**PROBLEM DETAILS:**
Carry none of the pictures over; write out the complete data exactly.

**GIVEN INFORMATION:**
################

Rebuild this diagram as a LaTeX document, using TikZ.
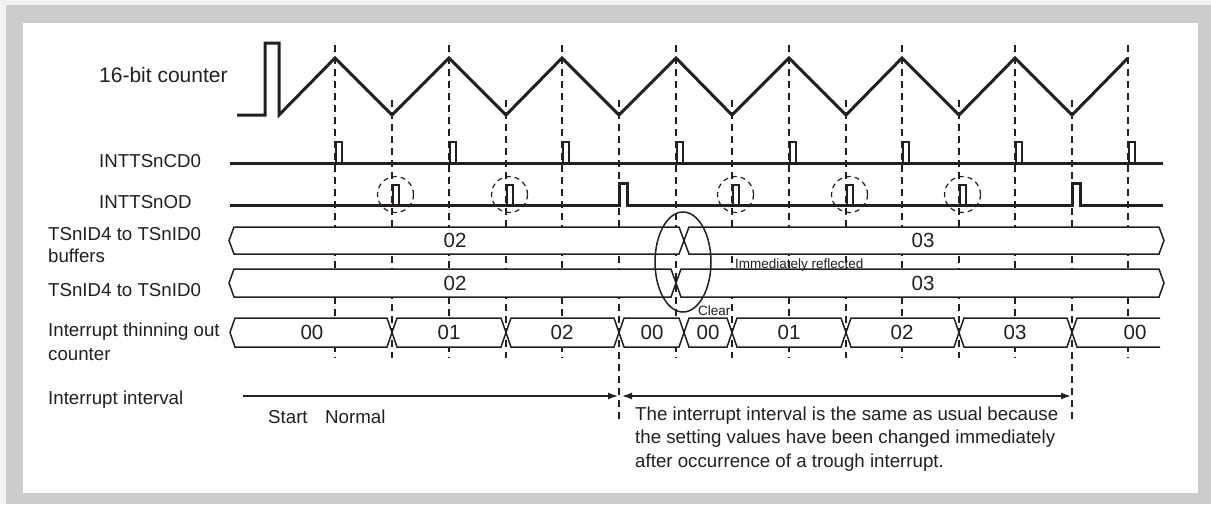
\documentclass[tikz,border=0pt]{standalone}
\usepackage{fontspec}
\setmainfont{Liberation Sans}
\usepackage{xcolor}
\usetikzlibrary{arrows.meta, calc}

\definecolor{ink}{HTML}{231F20}
\definecolor{framegray}{HTML}{CCCCCC}
\definecolor{pagebg}{HTML}{F2F2F2}

\tikzset{
  wave/.style={ink, line width=3pt, line join=miter},
  sig/.style={ink, line width=3pt, line join=miter},
  pulse/.style={ink, line width=1.2pt},
  guide/.style={ink, line width=1.5pt, dash pattern=on 7pt off 5pt},
  ring/.style={ink, line width=1.2pt, dash pattern=on 5pt off 4pt},
  bus/.style={draw=ink, fill=white, line width=1.5pt},
  intv/.style={ink, line width=1.5pt},
  lbl/.style={ink, font=\fontsize{18.7}{23.5}\selectfont, anchor=base west, inner sep=0pt, align=left},
  val/.style={ink, font=\fontsize{20.5}{24}\selectfont, inner sep=0pt},
  smalltxt/.style={ink, font=\fontsize{13.5}{16}\selectfont, anchor=base west, inner sep=0pt}
}

% one bus segment: left x, right x, top y, bottom y
\newcommand{\busseg}[4]{%
  \filldraw[bus] (#1,{(#3+#4)/2}) -- (#1+5,#3) -- (#2-5,#3) -- (#2,{(#3+#4)/2})
    -- (#2-5,#4) -- (#1+5,#4) -- cycle;}

\begin{document}
\begin{tikzpicture}[x=1pt, y=-1pt]
\useasboundingbox (0,0) rectangle (1211,504);
% frame
\fill[pagebg] (0,0) rectangle (1211,504);
\fill[framegray] (6,5) rectangle (1211,504);
\fill[white] (23,23) rectangle (1198,493);

% guide lines at peaks and troughs
\foreach \x in {335,449,562,676,789,902,1015,1128} \draw[guide] (\x,45) -- (\x,358);
\foreach \x in {392,506,732,846,959} \draw[guide] (\x,100) -- (\x,358);
\foreach \x in {619,1072} \draw[guide] (\x,100) -- (\x,423);

% 16-bit counter
\draw[wave] (237,115) -- (265,115) -- (265,43) -- (279,43) -- (279,115)
  \foreach \p/\t in {335/392,449/506,562/619,676/732,789/846,902/959,1015/1072} { -- (\p,58) -- (\t,115) }
  -- (1128,58);

% INTTSnCD0
\draw[sig] (230,163) -- (1163,163);
\foreach \x in {335,449,562,676,789,902,1015,1128}
  \draw[pulse] (\x+1,163) -- (\x+1,142) -- (\x+7,142) -- (\x+7,163);

% INTTSnOD
\draw[sig] (230,205) -- (619,205) -- (619,183) -- (627,183) -- (627,205)
  -- (1072,205) -- (1072,183) -- (1080,183) -- (1080,205) -- (1163,205);
\foreach \x in {392,506,732,846,959} {
  \draw[pulse] (\x+1,205) -- (\x+1,185) -- (\x+7,185) -- (\x+7,205);
  \draw[ring] (\x+3.5,194.5) circle [radius=18pt];
}

% buffers and registers
\busseg{229}{684}{227}{254}
\busseg{684}{1164}{227}{254}
\busseg{229}{676}{269}{297}
\busseg{676}{1164}{269}{297}

% thinning out counter
\foreach \a/\b in {230/392,392/506,506/619,619/684,684/732,732/846,846/959,959/1072}
  \busseg{\a}{\b}{318}{347}
\fill[white] (1072,332.5) -- (1077,318) -- (1160,318) -- (1160,347) -- (1077,347) -- cycle;
\draw[bus] (1160,318) -- (1077,318) -- (1072,332.5) -- (1077,347) -- (1160,347);

\draw[ink, line width=1.5pt] (683,262) ellipse [x radius=28pt, y radius=50pt];

% interrupt interval
\coordinate (iStart) at (243,396);
\coordinate (iMid) at (619,396);
\coordinate (iEnd) at (1072,396);
\draw[intv, -{Latex[length=10pt,width=7pt]}] (iStart) -- ([xshift=-1pt]iMid);
\draw[intv, {Latex[length=10pt,width=7pt]}-{Latex[length=10pt,width=7pt]}] ([xshift=3pt]iMid) -- ([xshift=-1pt]iEnd);

% values
\node[val] (buf02) at (455,240.5) {02};
\node[val] (buf03) at (923,240.5) {03};
\node[val] (id02) at (455,283) {02};
\node[val] (id03) at (923,283) {03};
\foreach \x/\v [count=\i] in {312/00,449/01,562/02,652/00,708/00,789/01,902/02,1015/03,1135/00}
  \node[val] (cnt\i) at (\x,332.5) {\v};

% labels (multi-line ones sit on their last line)
\node[lbl, font=\fontsize{21}{25}\selectfont] (lblCounter) at (99,82) {16-bit counter};
\node[lbl] (lblCD) at (99,167) {INTTSnCD0};
\node[lbl] (lblOD) at (99,208) {INTTSnOD};
\node[lbl, font=\fontsize{18.7}{22}\selectfont] (lblBuf) at (48,262) {TSnID4 to TSnID0\\buffers};
\node[lbl] (lblId) at (48,296) {TSnID4 to TSnID0};
\node[lbl] (lblThin) at (48,360) {Interrupt thinning out\\counter};
\node[lbl] (lblIntv) at (48,404) {Interrupt interval};
\node[lbl] (txtStart) at (268,423) {Start};
\node[lbl] (txtNormal) at (325,423) {Normal};
\node[lbl] (txtNote) at (635,467) {The interrupt interval is the same as usual because\\the setting values have been changed immediately\\after occurrence of a trough interrupt.};
\node[smalltxt] (txtReflect) at (735,268) {Immediately reflected};
\node[smalltxt] (txtClear) at (698,315) {Clear};
\end{tikzpicture}
\end{document}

################

**CORRECT OUTPUT:**
Rebuild this diagram as a LaTeX document, using TikZ.
\documentclass[tikz,border=0pt]{standalone}
\usepackage{fontspec}
\setmainfont{Liberation Sans}
\usepackage{xcolor}
\usetikzlibrary{arrows.meta, calc}

\definecolor{ink}{HTML}{231F20}
\definecolor{framegray}{HTML}{CCCCCC}
\definecolor{pagebg}{HTML}{F2F2F2}

\tikzset{
  wave/.style={ink, line width=3pt, line join=miter},
  sig/.style={ink, line width=3pt, line join=miter},
  pulse/.style={ink, line width=1.2pt},
  guide/.style={ink, line width=1.5pt, dash pattern=on 7pt off 5pt},
  ring/.style={ink, line width=1.2pt, dash pattern=on 5pt off 4pt},
  bus/.style={draw=ink, fill=white, line width=1.5pt},
  intv/.style={ink, line width=1.5pt},
  lbl/.style={ink, font=\fontsize{18.7}{23.5}\selectfont, anchor=base west, inner sep=0pt, align=left},
  val/.style={ink, font=\fontsize{20.5}{24}\selectfont, inner sep=0pt},
  smalltxt/.style={ink, font=\fontsize{13.5}{16}\selectfont, anchor=base west, inner sep=0pt}
}

% one bus segment: left x, right x, top y, bottom y
\newcommand{\busseg}[4]{%
  \filldraw[bus] (#1,{(#3+#4)/2}) -- (#1+5,#3) -- (#2-5,#3) -- (#2,{(#3+#4)/2})
    -- (#2-5,#4) -- (#1+5,#4) -- cycle;}

\begin{document}
\begin{tikzpicture}[x=1pt, y=-1pt]
\useasboundingbox (0,0) rectangle (1211,504);
% frame
\fill[pagebg] (0,0) rectangle (1211,504);
\fill[framegray] (6,5) rectangle (1211,504);
\fill[white] (23,23) rectangle (1198,493);

% guide lines at peaks and troughs
\foreach \x in {335,449,562,676,789,902,1015,1128} \draw[guide] (\x,45) -- (\x,358);
\foreach \x in {392,506,732,846,959} \draw[guide] (\x,100) -- (\x,358);
\foreach \x in {619,1072} \draw[guide] (\x,100) -- (\x,423);

% 16-bit counter
\draw[wave] (237,115) -- (265,115) -- (265,43) -- (279,43) -- (279,115)
  \foreach \p/\t in {335/392,449/506,562/619,676/732,789/846,902/959,1015/1072} { -- (\p,58) -- (\t,115) }
  -- (1128,58);

% INTTSnCD0
\draw[sig] (230,163) -- (1163,163);
\foreach \x in {335,449,562,676,789,902,1015,1128}
  \draw[pulse] (\x+1,163) -- (\x+1,142) -- (\x+7,142) -- (\x+7,163);

% INTTSnOD
\draw[sig] (230,205) -- (619,205) -- (619,183) -- (627,183) -- (627,205)
  -- (1072,205) -- (1072,183) -- (1080,183) -- (1080,205) -- (1163,205);
\foreach \x in {392,506,732,846,959} {
  \draw[pulse] (\x+1,205) -- (\x+1,185) -- (\x+7,185) -- (\x+7,205);
  \draw[ring] (\x+3.5,194.5) circle [radius=18pt];
}

% buffers and registers
\busseg{229}{684}{227}{254}
\busseg{684}{1164}{227}{254}
\busseg{229}{676}{269}{297}
\busseg{676}{1164}{269}{297}

% thinning out counter
\foreach \a/\b in {230/392,392/506,506/619,619/684,684/732,732/846,846/959,959/1072}
  \busseg{\a}{\b}{318}{347}
\fill[white] (1072,332.5) -- (1077,318) -- (1160,318) -- (1160,347) -- (1077,347) -- cycle;
\draw[bus] (1160,318) -- (1077,318) -- (1072,332.5) -- (1077,347) -- (1160,347);

\draw[ink, line width=1.5pt] (683,262) ellipse [x radius=28pt, y radius=50pt];

% interrupt interval
\coordinate (iStart) at (243,396);
\coordinate (iMid) at (619,396);
\coordinate (iEnd) at (1072,396);
\draw[intv, -{Latex[length=10pt,width=7pt]}] (iStart) -- ([xshift=-1pt]iMid);
\draw[intv, {Latex[length=10pt,width=7pt]}-{Latex[length=10pt,width=7pt]}] ([xshift=3pt]iMid) -- ([xshift=-1pt]iEnd);

% values
\node[val] (buf02) at (455,240.5) {02};
\node[val] (buf03) at (923,240.5) {03};
\node[val] (id02) at (455,283) {02};
\node[val] (id03) at (923,283) {03};
\foreach \x/\v [count=\i] in {312/00,449/01,562/02,652/00,708/00,789/01,902/02,1015/03,1135/00}
  \node[val] (cnt\i) at (\x,332.5) {\v};

% labels (multi-line ones sit on their last line)
\node[lbl, font=\fontsize{21}{25}\selectfont] (lblCounter) at (99,82) {16-bit counter};
\node[lbl] (lblCD) at (99,167) {INTTSnCD0};
\node[lbl] (lblOD) at (99,208) {INTTSnOD};
\node[lbl, font=\fontsize{18.7}{22}\selectfont] (lblBuf) at (48,262) {TSnID4 to TSnID0\\buffers};
\node[lbl] (lblId) at (48,296) {TSnID4 to TSnID0};
\node[lbl] (lblThin) at (48,360) {Interrupt thinning out\\counter};
\node[lbl] (lblIntv) at (48,404) {Interrupt interval};
\node[lbl] (txtStart) at (268,423) {Start};
\node[lbl] (txtNormal) at (325,423) {Normal};
\node[lbl] (txtNote) at (635,467) {The interrupt interval is the same as usual because\\the setting values have been changed immediately\\after occurrence of a trough interrupt.};
\node[smalltxt] (txtReflect) at (735,268) {Immediately reflected};
\node[smalltxt] (txtClear) at (698,315) {Clear};
\end{tikzpicture}
\end{document}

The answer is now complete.